Adam Kleeberger
- Born: Adam Kleeberger 2 March 1984 (age 41) Elk Point, Alberta
- Height: 185 cm (6 ft 1 in)
- Weight: 98 kg (216 lb)

Rugby union career
- Position: Flanker / No.8

Senior career
- Years: Team / Apps / (Points)
- 2009–2010: Rotherham / 22 / (30)
- 2010: Auckland / 2 / (0)
- 2011–2012: London Scottish / 12 / (0)

International career
- Years: Team / Apps / (Points)
- 2005: Canada U21
- 2005-: Canada / 35 / (20)

National sevens team
- Years: Team /  / Comps
- Canada
- Medal record
Men's rugby sevens
Representing Canada
World Games
| Bronze medal – third place | 2013 Cali | Team competition |

= Adam Kleeberger =

Canada international rugby union player

Adam Kleeberger (born 2 March 1984) is a Canadian rugby union player. Previously, Kleeberger had played for Canadian clubs University of Victoria and Bayside as well as Rotherham Titans of the RFU Championship. In 2010 he joined Auckland in the ITM Cup. Kleeberger played two matches with Auckland before an injury forced him to return to Canada to join the University of Victoria of the British Columbia Premier League.

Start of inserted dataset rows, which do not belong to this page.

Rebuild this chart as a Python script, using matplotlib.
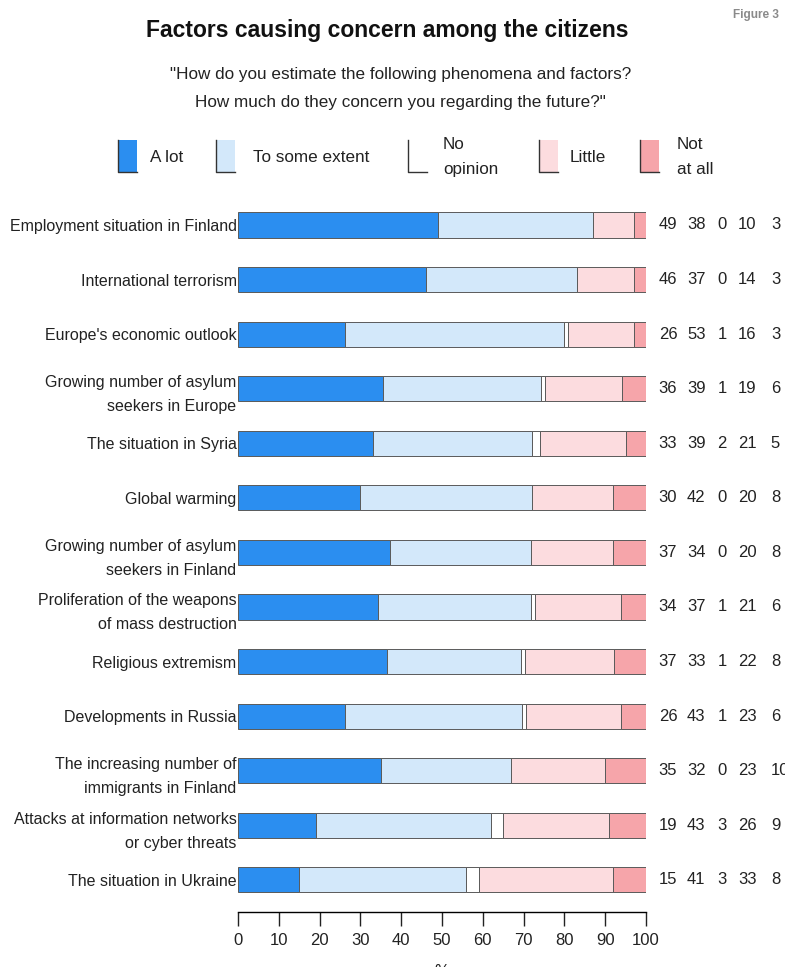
import matplotlib
matplotlib.use("Agg")
import matplotlib.pyplot as plt
from matplotlib.patches import Rectangle
from matplotlib.lines import Line2D
import numpy as np

plt.rcParams['font.family'] = ['Liberation Sans Narrow', 'Liberation Sans', 'DejaVu Sans']

# data
categories = [
    "Employment situation in Finland",
    "International terrorism",
    "Europe's economic outlook",
    "Growing number of asylum\nseekers in Europe",
    "The situation in Syria",
    "Global warming",
    "Growing number of asylum\nseekers in Finland",
    "Proliferation of the weapons\nof mass destruction",
    "Religious extremism",
    "Developments in Russia",
    "The increasing number of\nimmigrants in Finland",
    "Attacks at information networks\nor cyber threats",
    "The situation in Ukraine",
]
a_lot = [49, 46, 26, 36, 33, 30, 37, 34, 37, 26, 35, 19, 15]
some_extent = [38, 37, 53, 39, 39, 42, 34, 37, 33, 43, 32, 43, 41]
no_opinion = [0, 0, 1, 1, 2, 0, 0, 1, 1, 1, 0, 3, 3]
little = [10, 14, 16, 19, 21, 20, 20, 21, 22, 23, 23, 26, 33]
not_at_all = [3, 3, 3, 6, 5, 8, 8, 6, 8, 6, 10, 9, 8]

series_names = ["A lot", "To some extent", "No\nopinion", "Little", "Not\nat all"]
colors = ["#2b8ef0", "#d3e8fa", "#ffffff", "#fcdcdf", "#f6a5aa"]

values = np.array([a_lot, some_extent, no_opinion, little, not_at_all], dtype=float)
shares = values / values.sum(axis=0) * 100  # bars all reach 100

fig = plt.figure(figsize=(7.85, 9.67), dpi=100)
ax = fig.add_axes([238 / 785, 1 - 912 / 967, 408 / 785, (912 - 197.7) / 967])

y = np.arange(len(categories))
left = np.zeros(len(categories))
for k in range(5):
    ax.barh(y, shares[k], left=left, height=0.46, color=colors[k],
            edgecolor="#5a5a5a", linewidth=0.7)
    left += shares[k]

ax.set_xlim(0, 100)
ax.set_ylim(12.59, -0.5)
ax.set_yticks(y)
ax.set_yticklabels(categories, fontsize=11.5, color="#222222",
                   multialignment="right", linespacing=1.75)
ax.tick_params(axis="y", length=0, pad=1)
ax.set_xticks(range(0, 101, 10))
ax.tick_params(axis="x", length=10, width=1, labelsize=12, colors="#222222", pad=5)
for s in ["left", "right", "top"]:
    ax.spines[s].set_visible(False)
ax.spines["bottom"].set_linewidth(1)

# numbers on the right
col_x = [105.4, 112.3, 118.6, 124.8]
for i in range(len(categories)):
    row = [a_lot[i], some_extent[i], no_opinion[i], little[i], not_at_all[i]]
    for j in range(4):
        ax.text(col_x[j], i, str(row[j]), ha="center", va="center", fontsize=12,
                color="#222222", clip_on=False)
    ax.text(130.6, i, str(row[4]), ha="left", va="center", fontsize=12,
            color="#222222", clip_on=False)

# titles
fig.text(387 / 785, 1 - 31 / 967, "Factors causing concern among the citizens",
         ha="center", va="center", fontsize=16.5, fontweight="bold", color="#111111")
fig.text(401 / 785, 1 - 75 / 967,
         "\"How do you estimate the following phenomena and factors?",
         ha="center", va="center", fontsize=12.3, color="#222222")
fig.text(400 / 785, 1 - 103 / 967,
         "How much do they concern you regarding the future?\"",
         ha="center", va="center", fontsize=12.3, color="#222222")
fig.text(756 / 785, 1 - 15 / 967, "Figure 3", ha="center", va="center",
         fontsize=8.5, fontweight="bold", color="#8a8a8a")
fig.text(442 / 785, 1 - 972 / 967, "%", ha="center", va="center", fontsize=12,
         color="#222222")

# legend
box_x = [118, 216, 408, 539, 640]
text_x = [150, 253, 443, 570, 677]
for k in range(5):
    x0 = box_x[k] / 785
    w = 19 / 785
    y0 = 1 - 172 / 967
    h = 32 / 967
    fig.patches.append(Rectangle((x0, y0), w, h, transform=fig.transFigure,
                                 facecolor=colors[k], edgecolor="none"))
    fig.lines.append(Line2D([x0, x0, x0 + w], [y0 + h, y0, y0],
                            transform=fig.transFigure, color="#333333", linewidth=1))
    fig.text(text_x[k] / 785, 1 - 157 / 967, series_names[k], ha="left", va="center",
             fontsize=12.3, color="#222222", linespacing=1.8)

fig.savefig("out.png", dpi=100)
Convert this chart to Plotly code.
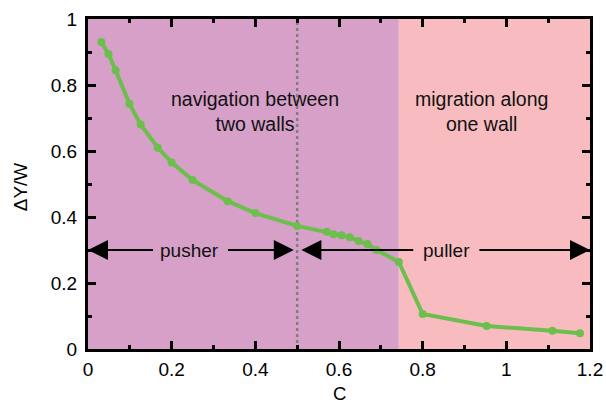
import plotly.graph_objects as go

# Swimmer parameter C and the resulting lateral position ΔY/W
c_values = [0.032, 0.049, 0.066, 0.099, 0.126, 0.167, 0.200, 0.250, 0.334, 0.400,
            0.500, 0.571, 0.587, 0.606, 0.626, 0.647, 0.668, 0.690, 0.743,
            0.800, 0.953, 1.110, 1.176]
dy_over_w = [0.930, 0.894, 0.845, 0.743, 0.680, 0.610, 0.565, 0.512, 0.448, 0.412,
             0.373, 0.355, 0.348, 0.345, 0.339, 0.327, 0.318, 0.300, 0.264,
             0.106, 0.070, 0.055, 0.048]

# Regime boundaries
c_transition = 0.743
c_neutral = 0.5
arrow_level = 0.3

x_range = [0, 1.2]
y_range = [0, 1]
x_ticks = [0, 0.2, 0.4, 0.6, 0.8, 1, 1.2]
x_minor_ticks = [0.1, 0.3, 0.5, 0.7, 0.9, 1.1]
y_ticks = [0, 0.2, 0.4, 0.6, 0.8, 1]
y_minor_ticks = [0.1, 0.3, 0.5, 0.7, 0.9]

FONT = "Liberation Sans, Arial, Helvetica, sans-serif"
GREEN = "#6cbf4c"
TEXT_SIZE = 19

fig = go.Figure()

# neutral swimmer boundary (C = 0.5) as a dotted vertical line
fig.add_trace(go.Scatter(
    x=[c_neutral, c_neutral], y=y_range, mode="lines",
    line=dict(color="#808080", width=2.5, dash="dot"),
    showlegend=False, cliponaxis=False,
))

fig.add_trace(go.Scatter(
    x=c_values, y=dy_over_w, mode="lines+markers",
    line=dict(color=GREEN, width=4),
    marker=dict(color=GREEN, size=8),
    showlegend=False,
))

shapes = [
    dict(type="rect", xref="x", yref="y", x0=x_range[0], x1=c_transition,
         y0=y_range[0], y1=y_range[1],
         fillcolor="#d6a0c8", line_width=0, layer="below"),
    dict(type="rect", xref="x", yref="y", x0=c_transition, x1=x_range[1],
         y0=y_range[0], y1=y_range[1],
         fillcolor="#f8bcc0", line_width=0, layer="below"),
]


def label(text, x, y, size=TEXT_SIZE):
    return dict(x=x, y=y, xref="x", yref="y", showarrow=False, text=text,
                align="center", font=dict(family=FONT, size=size, color="#111111"))


def arrow(tip, tail):
    return dict(x=tip, y=arrow_level, ax=tail, ay=arrow_level,
                xref="x", yref="y", axref="x", ayref="y",
                showarrow=True, arrowhead=2, arrowsize=2, arrowwidth=2,
                arrowcolor="black", text="", standoff=0, startstandoff=0)


annotations = [
    label("navigation between<br>two walls", 0.40, 0.719, 19.5),
    label("migration along<br>one wall", 0.941, 0.719, 19.5),
    label("pusher", 0.243, arrow_level),
    label("puller", 0.858, arrow_level),
    arrow(0.0, 0.159),
    arrow(0.492, 0.331),
    arrow(0.510, 0.781),
    arrow(1.2, 0.932),
    # axis titles
    dict(x=0.5, y=0, xref="paper", yref="paper", yshift=-44, yanchor="middle",
         showarrow=False, text="C",
         font=dict(family=FONT, size=18.5, color="black")),
    dict(x=0, y=0.49, xref="paper", yref="paper", xshift=-68, xanchor="center",
         yanchor="middle", showarrow=False, text="ΔY/W", textangle=-90,
         font=dict(family=FONT, size=TEXT_SIZE, color="black")),
]

axis_style = dict(
    showgrid=False, zeroline=False, automargin=False,
    showline=True, linecolor="black", linewidth=3, mirror="allticks",
    ticks="inside", ticklen=8, tickwidth=2.5, tickcolor="black",
    tickfont=dict(family=FONT, size=TEXT_SIZE, color="black"),
)

fig.update_layout(
    template="none",
    width=606, height=405,
    margin=dict(l=88, r=16, t=19, b=56, autoexpand=False),
    paper_bgcolor="white", plot_bgcolor="white",
    font=dict(family=FONT, size=TEXT_SIZE, color="black"),
    shapes=shapes, annotations=annotations,
    xaxis=dict(range=x_range, tickmode="array", tickvals=x_ticks, ticklabelstandoff=1,
               minor=dict(tickmode="array", tickvals=x_minor_ticks, ticks="inside",
                          ticklen=4, tickwidth=2.5, tickcolor="black"),
               **axis_style),
    yaxis=dict(range=y_range, tickmode="array", tickvals=y_ticks, ticklabelstandoff=4,
               minor=dict(tickmode="array", tickvals=y_minor_ticks, ticks="inside",
                          ticklen=4, tickwidth=2.5, tickcolor="black"),
               **axis_style),
)

fig.write_html("out.html")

Adam made his Canadian national team debut against France in 2005.

On July 8, 2011 it was announced that Kleeberger will represent Canada at the 2011 Rugby World Cup.

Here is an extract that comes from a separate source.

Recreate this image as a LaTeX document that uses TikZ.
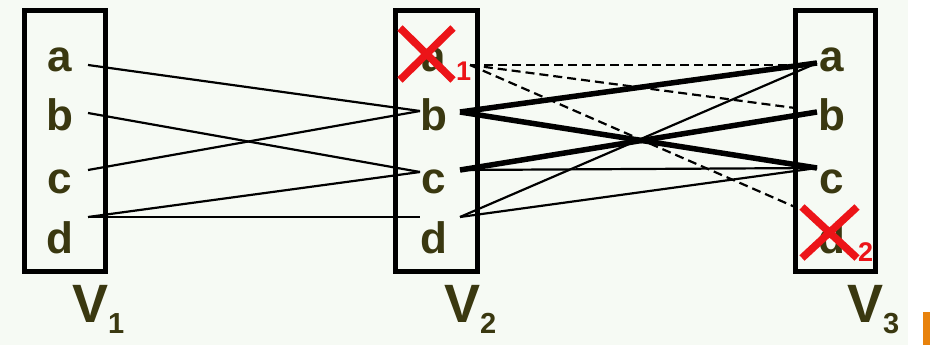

In Canada's opening game of the 2011 Rugby World Cup against Tonga, Kleeberger started at blindside flanker and played the full 80 minutes making 24 tackles along the way. Kleeberger was awarded Man of the Match honours for his efforts in the 25-20 victory.

Adam Kleeberger was known for having had an epic beard during the 2011 Rugby World Cup, which was inspired by the substantial growth of fellow Canadian, Andrew Cockell. On October 17, 2011 as part of the Shear the Beard campaign Rick Mercer shaved Kleeberger's beard for two causes; The Christchurch rebuild for New Zealand's hospitality during the tournament and Movember for prostate cancer research.

It was announced on 19 December 2011 that Kleeberger will join London Scottish FC until the end of the 2011-12 RFU Championship season.